Sometimes, determining the market value of a home is quite straightforward, such as in this recent example....
- Buyer A paid $250K for a 3 BR, 2 BA, 1800 SF, circa 2000 home
- Buyer B paid $255K for a 3 BR, 2 BA, 1850 SF, circa 2001 home
- Buyer C paid $245K for a 3 BR, 2 BA, 1750 SF, circa 1998 home
When you then are considering the value of a 3 BR, 2 BA, 1800 SF, circa 2000 home -- it would seem reasonable to think that you'd likely pay between $245K and $255K. Multiple comparable sales point very specifically to that value based on a high degree of similarity between the comparable sales and the subject property.
Sometimes, however, it's not as straightforward.
Conjecture - an opinion or conclusion formed on the basis of incomplete information.
Sometimes, we're going to identify a few sales of homes that are not so similar to your home, but which we understand a buyer would see as inferior to your home.

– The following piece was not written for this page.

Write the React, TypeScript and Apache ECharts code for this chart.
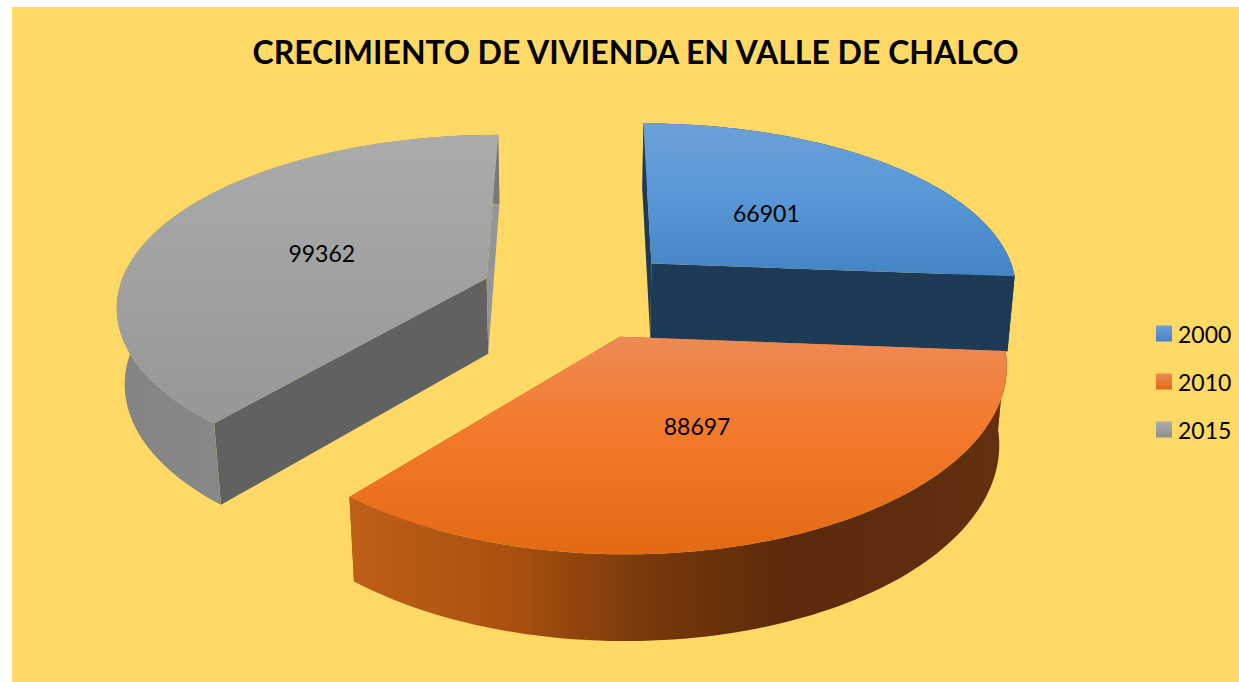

And then we might point to a few other sales of homes that are, again, no so similar to your home, but which we understand a buyer would see as being superior to your home.
And then we might average the sales prices of the first set of homes, average the sales prices of the second set of homes, and start talking about the value range between those two average sales prices -- to see where, in that range, we believe your home falls. Is it going to be seen as having a more similar value to the first set of properties, or the second set of properties, etc.
At the end of the day, pricing a home is a conversation, based on data, to come to our best, clearest and most complete understanding (guess) as to what a buyer is going to be willing to pay for your home.
Sometimes this conversation is a reassuringly precise exercise -- sometimes, not so much.